Second: human beings are capable not merely of knowing
about the Divine Ground by inference; they can also realize its existence by a direct intuition, superior to discursive reasoning. This immediate knowledge unites the knower with that which is known.

Third: man possesses a double nature, a phenomenal ego and an eternal Self, which is the inner man, the spirit, the spark of divinity within the soul. It is possible for a man, if he so desires, to identify himself with the spirit and therefore with the Divine Ground, which is of the same or like nature with the spirit.

Fourth: man's life on earth has only one end and purpose: to identify himself with his eternal Self and so come to unitive knowledge of the Divine Ground."
In "The Perennial Philosophy" itself, Huxley illustrates what he means by such "unitive knowledge" by quoting and then discussing the following observations of the Zen master, Huang Po (d. 850 C.E.), who wrote about and taught the direct transmission of enlightenment.
"When followers of Zen fail to go beyond the world of their senses and thoughts, all their doings and movements are of no significance. But when the senses and thoughts are annihilated all the passages to Universal Mind are blocked, and no entrance then becomes possible. The original Mind is to be recognized along with the working of the senses and thoughts - only it does not belong to them, nor yet is it independent of them. Do not build up your views upon your senses and thoughts, do not base your understanding upon your senses and thoughts, do not try to grasp Reality by rejecting your senses and thoughts. When you are neither attached to, nor detached from, them, then you enjoy your perfect unobstructed freedom, then you have your seat of enlightenment.
["The Perennial Philosophy," pp. 58-59]
"Every individual being," Huxley observes, "from the atom up to the most highly organized of living bodies and the most exalted of finite minds may be thought of . . . as a point where a ray of the primordial Godhead meets one of the differentiated, creaturely emanations of that same Godhead's creative energy."

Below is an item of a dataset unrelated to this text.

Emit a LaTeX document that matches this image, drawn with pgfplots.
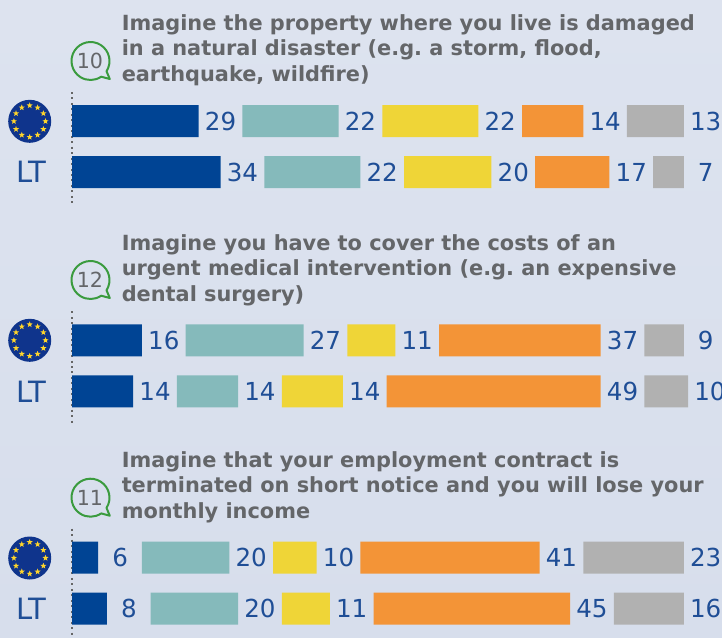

"The creature, as creature," he writes, "may be very far from God, in the sense that it lacks the intelligence to discover the nature of the divine Ground of its being. But the creature in its eternal essence - as the meeting place of creatureliness and primordial Godhead - is one of the infinite number of points where divine Reality is wholly and eternally present. Because of this, rational beings can come to the unitive knowledge of the divine Ground, (while) non-rational and inanimate beings may reveal to rational beings the fulness of God's presence within their material forms."

Huxley, like his friend Isherwood, was a student of the Advaita Vedanta, and was clearly a pantheist, viewing everything as an emanation of the "primarily Godhead." In this respect, his views are similar to any number of spiritual giants, modern and ancient. One of these giants was undoubtedly the Sufi poet, Rumi.

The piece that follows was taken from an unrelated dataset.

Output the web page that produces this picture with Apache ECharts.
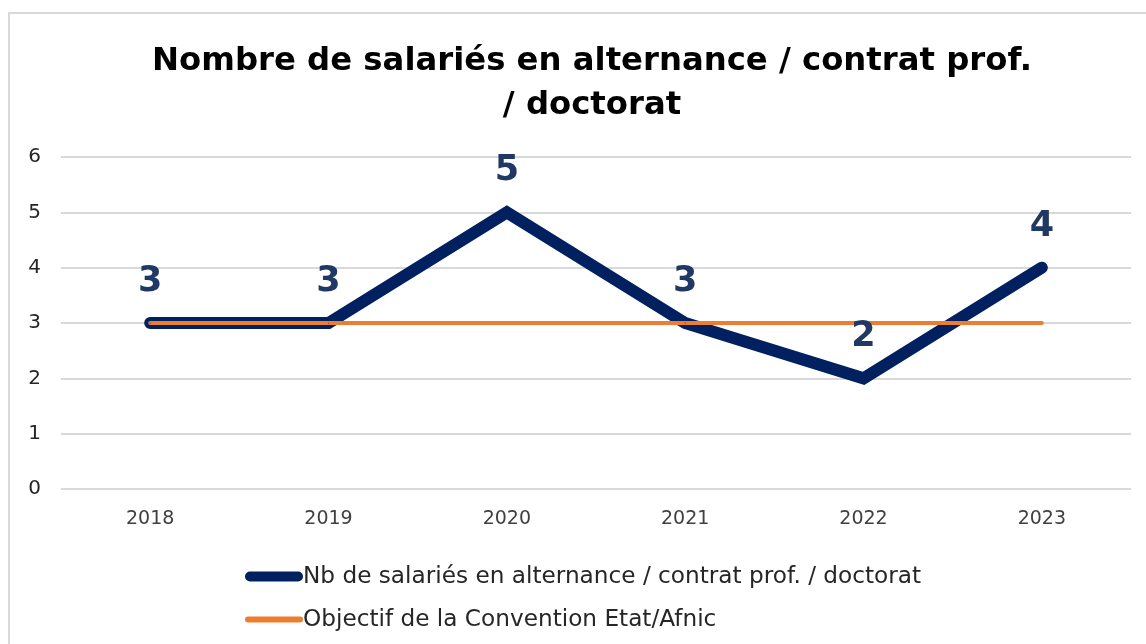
<!DOCTYPE html>
<html><head><meta charset="utf-8">
<script src="https://cdn.jsdelivr.net/npm/echarts@6/dist/echarts.min.js"></script>
<style>html,body{margin:0;padding:0;background:#fff;}#frame{position:absolute;left:8px;top:12px;width:1146px;height:640px;border:2px solid #d9d9d9;box-sizing:border-box;}#c{position:absolute;left:0;top:0;width:1146px;height:644px;}</style>
</head><body><div id="frame"></div><div id="c"></div>
<script>
const categories = ['2018','2019','2020','2021','2022','2023'];
const salaries = [3, 3, 5, 3, 2, 4];
const objectif = [3, 3, 3, 3, 3, 3];
const seriesNames = ['Nb de salariés en alternance / contrat prof. / doctorat', 'Objectif de la Convention Etat/Afnic'];
const titleText = 'Nombre de salariés en alternance / contrat prof.\n/ doctorat';
const FONT = '"DejaVu Sans", sans-serif';
const chart = echarts.init(document.getElementById('c'), null, {renderer:'canvas'});
const iconNavy = 'path://M5,0 L53,0 A5,5 0 0 1 53,10 L5,10 A5,5 0 0 1 5,0 Z';
const iconOrange = 'path://M3,0 L55,0 A3,3 0 0 1 55,6 L3,6 A3,3 0 0 1 3,0 Z';
chart.setOption({
  animation:false,
  title:{text:titleText,left:587,textAlign:'center',top:35,textStyle:{fontFamily:FONT,fontWeight:'bold',fontSize:32.3,color:'#000',lineHeight:44}},
  grid:{left:61,right:15,top:157,bottom:155},
  legend:{orient:'vertical',left:240,top:560,itemWidth:58,itemHeight:10,itemGap:20,
    textStyle:{fontFamily:FONT,fontSize:23.2,color:'#262626',padding:[0,0,0,-5]},
    data:[{name:seriesNames[0],icon:iconNavy,itemStyle:{color:'#002060'}},
          {name:seriesNames[1],icon:iconOrange,itemStyle:{color:'#ED7D31'}}]},
  xAxis:{type:'category',data:categories,boundaryGap:true,
    axisLine:{show:false},axisTick:{show:false},
    axisLabel:{fontFamily:FONT,fontSize:19,color:'#404040',margin:21}},
  yAxis:{type:'value',min:0,max:6,interval:1,
    axisLabel:{fontFamily:FONT,fontSize:20,color:'#262626',margin:20},
    splitLine:{lineStyle:{color:'#d9d9d9',width:2}}},
  series:[
    {name:seriesNames[0],type:'line',data:salaries,symbol:'circle',symbolSize:1,showSymbol:true,
      lineStyle:{color:'#002060',width:12,cap:'round',join:'miter'},itemStyle:{color:'#002060'},
      label:{show:true,position:'top',distance:23,fontFamily:FONT,fontWeight:'bold',fontSize:35,color:'#203864'}},
    {name:seriesNames[1],type:'line',data:objectif,symbol:'none',
      lineStyle:{color:'#ED7D31',width:4,cap:'round'},itemStyle:{color:'#ED7D31'}}
  ]
});
</script></body></html>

Huxley was a mystic and philosopher who wrote  philosophic prose, while Rumi was a philosopher and mystic, who wrote some of the world's most beautiful mystic poetry. Writing of the many forms that the Godhead takes, he observed:
                                                          We began
as a mineral. We emerged into plant life
and into the animal state, and then into being human,
and always we have forgotten our former states,
except in early spring when we slightly recall
being green again.

                            That's how a young person turns
toward a teacher. That's how a baby leans
towards the breast, without knowing the secret
of its desire, yet turning instinctively.

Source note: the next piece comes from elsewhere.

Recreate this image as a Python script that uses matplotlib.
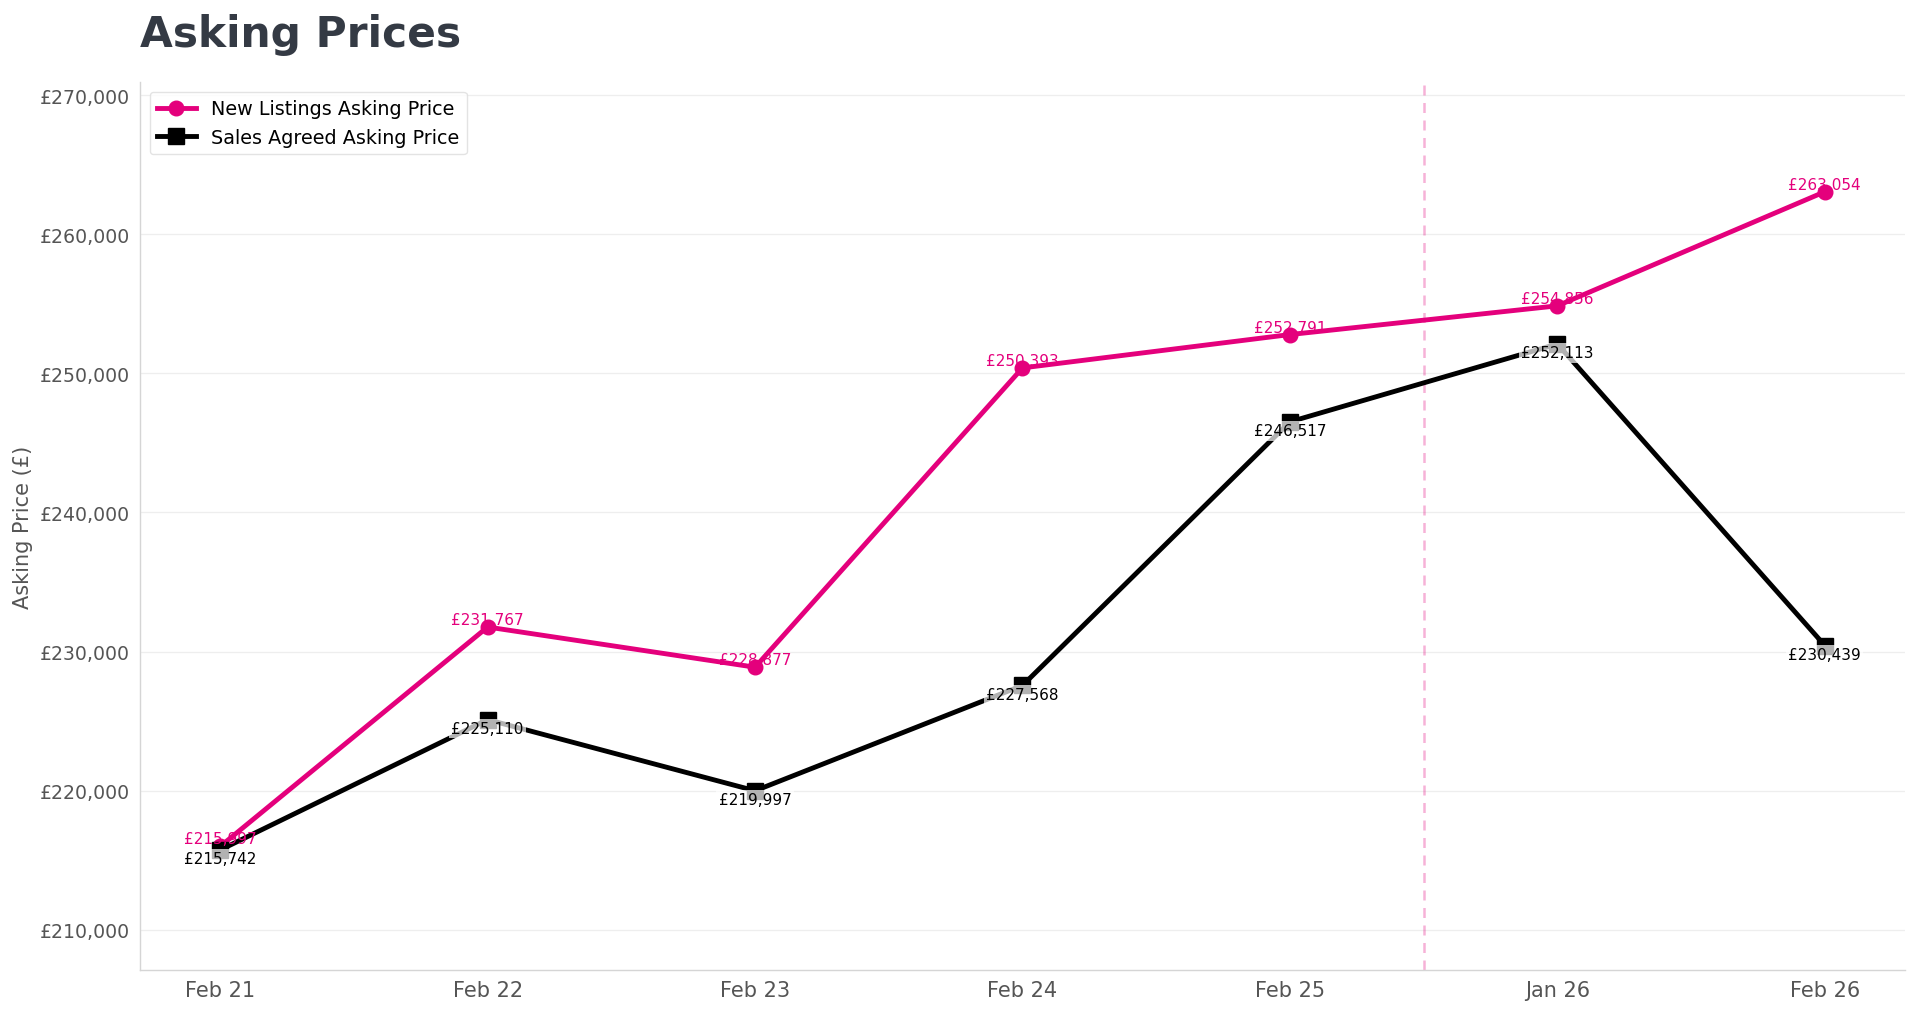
import matplotlib
matplotlib.use("Agg")
import matplotlib.pyplot as plt
from matplotlib.ticker import FuncFormatter, MultipleLocator

categories = ["Feb 21", "Feb 22", "Feb 23", "Feb 24", "Feb 25", "Jan 26", "Feb 26"]
new_listings = [215997, 231767, 228877, 250393, 252791, 254856, 263054]
sales_agreed = [215742, 225110, 219997, 227568, 246517, 252113, 230439]

PINK = "#E4007C"
GREY_TXT = "#555555"

fig = plt.figure(figsize=(19.2, 10.12), dpi=100)
ax = fig.add_axes([0.0729, 0.0405, 0.9193, 0.8775])

x = list(range(len(categories)))
ax.plot(x, new_listings, color=PINK, lw=3.5, marker="o", markersize=10.5,
        label="New Listings Asking Price", zorder=3)
ax.plot(x, sales_agreed, color="black", lw=3.5, marker="s", markersize=12,
        label="Sales Agreed Asking Price", zorder=4)

for xi, v in zip(x, new_listings):
    ax.annotate(f"£{v:,}", (xi, v), xytext=(0, 0), textcoords="offset points",
                ha="center", va="bottom", fontsize=11, color=PINK, zorder=5)
for xi, v in zip(x, sales_agreed):
    ax.annotate(f"£{v:,}", (xi, v), xytext=(0, -1), textcoords="offset points",
                ha="center", va="top", fontsize=11, color="black", zorder=6,
                bbox=dict(boxstyle="square,pad=0.15", fc="white", ec="none", alpha=0.7))

ax.axvline(4.5, color=PINK, alpha=0.3, lw=1.8, ls=(0, (4, 3)), zorder=1)

ax.set_xlim(-0.3, 6.3)
ax.set_ylim(min(sales_agreed) * 0.96, max(new_listings) * 1.03)
ax.set_xticks(x)
ax.set_xticklabels(categories)
ax.yaxis.set_major_locator(MultipleLocator(10000))
ax.yaxis.set_major_formatter(FuncFormatter(lambda v, p: f"£{v:,.0f}"))

ax.grid(axis="y", color="#eeeeee", lw=0.9, zorder=0)
ax.grid(axis="x", visible=False)
ax.set_axisbelow(True)

for s in ["top", "right"]:
    ax.spines[s].set_visible(False)
for s in ["left", "bottom"]:
    ax.spines[s].set_color("#d5d5d5")
    ax.spines[s].set_linewidth(1.0)

ax.tick_params(axis="both", length=0, pad=7, labelcolor=GREY_TXT)
ax.tick_params(axis="x", labelsize=15)
ax.tick_params(axis="y", labelsize=13.6)
ax.set_ylabel("Asking Price (£)", fontsize=15, color=GREY_TXT, labelpad=5)

leg = ax.legend(loc="upper left", fontsize=13.8, frameon=True, fancybox=True)
leg.get_frame().set_edgecolor("#dddddd")
leg.get_frame().set_linewidth(1.0)

fig.text(140 / 1920, 1 - 47 / 1012, "Asking Prices", fontsize=30.5, fontweight="bold",
         color="#343a44", ha="left", va="baseline")

fig.savefig("out.png", dpi=100, facecolor="white")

Humankind is being led along an evolving course,
through this migration of intelligences,
and though we seem to be sleeping,
there is an inner wakefulness
that directs the dream,

and that will eventually startle us back
to the truth of who we are.
[Coleman Barks, "The Essential Rumi," p. 113]
Huxley, Huang Po and Rumi would all undoubtedly tell us that we are far more than we realize, that we are part of a larger whole, that we are but seemingly individual manifestations of that which is the divine.